Going through school, both my older sister and I excelled in our academics. Throughout elementary and junior high school, she and I often held one of the top positions in our classes. Noticing her unparalleled academic prowess, my sister was given the opportunity to be promoted out of sixth grade early, under the recommendation of her teachers at the time. She ultimately graduated at the top of her class upon completing middle school. Though I did not have quite the same academic motivation my sister did, I still often held the top spots in my classes, and followed in my sister’s footsteps throughout high school and took any honors and AP class I feasibly could.
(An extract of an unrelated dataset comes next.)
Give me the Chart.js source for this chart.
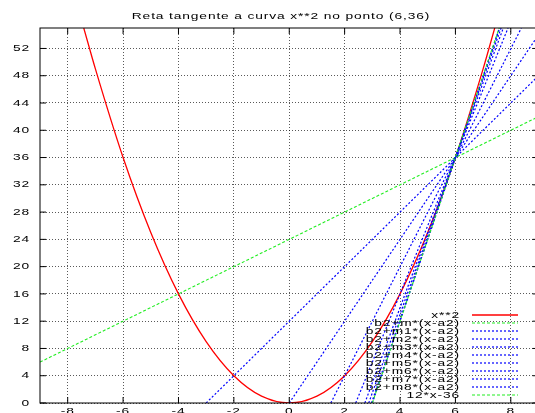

In school, I vaguely remember the hardly-encouraging-almost-always-accusatory whispers of my classmates, explaining away my good grades with the fact that I am Asian American (“You don’t need to study, you’re Asian!”). At the time, though, the model minority stereotype was not something that was explained to me, nor did this stereotype phase me. If anything, I found it encouraging, finding comfort in knowing that I was meeting the socially constructed expectations of being Asian – because I was succeeding in school, I was then considered to be a “true Asian.” I almost thrived on the fact that I was excelling in school – I was giving my parents something to brag about, and it felt good knowing that I was the student my classmates should aspire to be. I did not recognize this stereotype as a problem because I bought into it.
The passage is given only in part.